Pour les grands oligarques qui nous gouvernent le COVID19 ce n’est pas qu’un problème, c’est aussi une opportunité.

Strategika – Existe-t-il une issue politique à la situation que vous venez de décrire et quelle forme pourrait-elle prendre selon vous ?

Je ne crois pas une évolution lente mais à une rupture radicale avec le système mondialiste et sans frontièriste dominant, avec l’idéologie arc-en-ciel de déconstruction et de négation de toutes les identités de sexe, de race, de culture, de civilisation.

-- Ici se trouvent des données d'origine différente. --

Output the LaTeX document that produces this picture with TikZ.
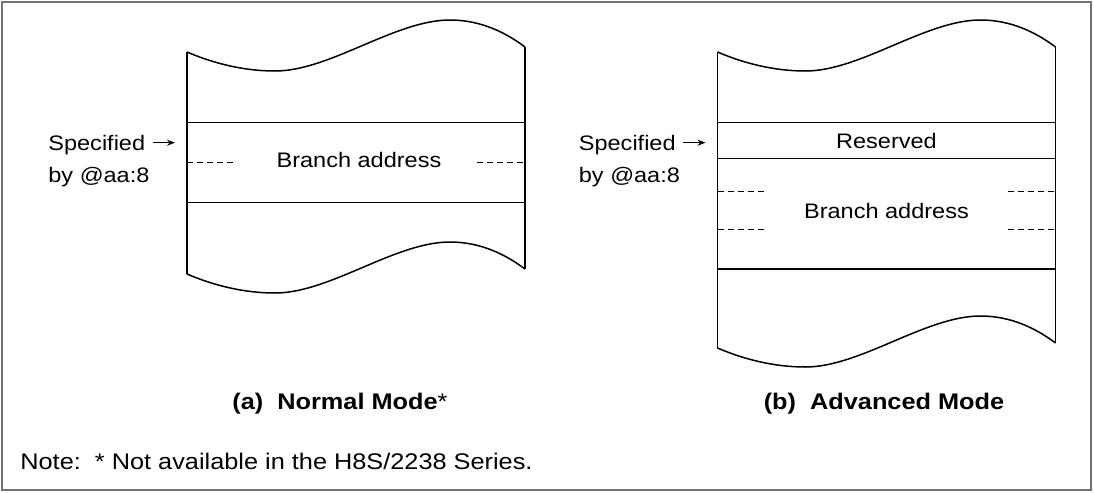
\documentclass[tikz,border=0pt]{standalone}
\usepackage{fontspec}
\setmainfont{Liberation Sans}[FakeStretch=1.12]
\usetikzlibrary{arrows.meta}

\begin{document}
\begin{tikzpicture}[x=0.5pt, y=-0.5pt,
    every node/.style={font=\fontsize{10.5}{12}\selectfont, inner sep=0pt},
    caption/.style={font=\fontsize{11.3}{13}\selectfont\bfseries},
    frameline/.style={draw=black!55, line width=0.8pt},
    memline/.style={line width=0.75pt},
    cutline/.style={line width=0.45pt, dash pattern=on 3pt off 2pt},
    ptr/.style={-{Stealth[length=4pt,width=3pt]}, line width=0.5pt},
    pics/memwave/.style={code={
      \draw[memline] (0,0) .. controls (28,12) and (58,19) .. (88,19)
        .. controls (143,19) and (208,-32) .. (263,-32)
        .. controls (293,-32) and (318,-20) .. (338,-5);}}]
  \useasboundingbox (0,0) rectangle (1094,493);
  \draw[frameline] (2,2) rectangle (1091,490);

  \begin{scope}[shift={(187,52)}]
    \pic {memwave};
    \pic at (0,222) {memwave};
    \draw[memline] (0,0) -- (0,222) (338,-5) -- (338,217);
    \draw[memline] (0,70.7) -- (338,70.7) (0,150.3) -- (338,150.3);
    \draw[cutline] (0,110.3) -- (46,110.3) (290,110.3) -- (338,110.3);
    \node (addrA) at (172,108) {Branch address};
  \end{scope}
  \node[anchor=base west] (specA) at (48,150) {Specified};
  \node[anchor=base west] (byA) at (48,182) {by @aa:8};
  \coordinate (tgtA) at (175,142.7);
  \draw[ptr, shorten <=3.5pt] (tgtA -| specA.east) -- (tgtA);

  \begin{scope}[shift={(717.5,52)}]
    \pic {memwave};
    \pic at (0,296) {memwave};
    \draw[memline] (0,0) -- (0,296) (338,-5) -- (338,291);
    \draw[memline] (0,70.7) -- (338,70.7) (0,106.3) -- (338,106.3) (0,217) -- (338,217);
    \draw[cutline] (0,139.3) -- (47,139.3) (290,139.3) -- (338,139.3);
    \draw[cutline] (0,177) -- (47,177) (290,177) -- (338,177);
    \node (rsvB) at (169,88.7) {Reserved};
    \node (addrB) at (169,158.5) {Branch address};
  \end{scope}
  \node[anchor=base west] (specB) at (578.5,150) {Specified};
  \node[anchor=base west] (byB) at (578.5,182) {by @aa:8};
  \coordinate (tgtB) at (705.5,142.7);
  \draw[ptr, shorten <=3.5pt] (tgtB -| specB.east) -- (tgtB);

  \node[caption] (capA) at (340,404) {(a)~~Normal Mode{\mdseries *}};
  \node[caption] (capB) at (884,404) {(b)~~Advanced Mode};
  \node[anchor=base west, font=\fontsize{11.3}{13}\selectfont] (note) at (20,469) {Note:~~* Not available in the H8S/2238 Series.};
\end{tikzpicture}
\end{document}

A cet égard le mouvement des gilets jaunes, venu de la France périphérique, était prometteur mais il a été brisé. Par une répression sans précédent : les blindés de la gendarmerie et les balles de défense de la police, ce n’est pas pour les racailles mais pour les Français de souche ! Et par un détournement des objectifs du mouvement par l’extrême gauche, un détournement rendu possible par les médias qui ont mis en avant certains hommes et certaines revendications et étouffé les autres. A la gauche de la gauche certains rêvent même d’une alliance entre les racailles et les Gilets jaunes !

Strategika – Comment liez-vous la crise actuelle à votre domaine d’expertise et votre champ de recherche ?

Méfions-nous des experts !Comme le dit Nassim Nicolas Taleb, auteur du Cygne noir « Le problème avec les experts, c’est qu’ils n’ont aucune idée de ce qu’ils ignorent »

Reste que de mon point de vue la clé c’est le contrôle des esprits. La première révolution internet, fondée sur la neutralité du net, a libéré la parole et offert d’immenses espoirs pour les opinions alternatives. Nous assistons aujourd’hui à une reprise en main de l’opinion dans le sens politiquement correct par les GAFA en alliance avec certains gouvernements. Un premier prétexte a été utilisé : « la lutte contre les discours de haine ». Un nouveau vecteur est instrumentalisé : la promotion du discours officiel sur l’épidémie. Deux techniques : la censure pure et simple et le jeu des algorithmes qui propulsent ce qui va bien et occultent ce qui déplait. Le « shadow banning », l’occultation discrète, est une arme terrible.

Plus que jamais la critique radicale des médias dominants et la promotion des médias alternatifs sont essentiels.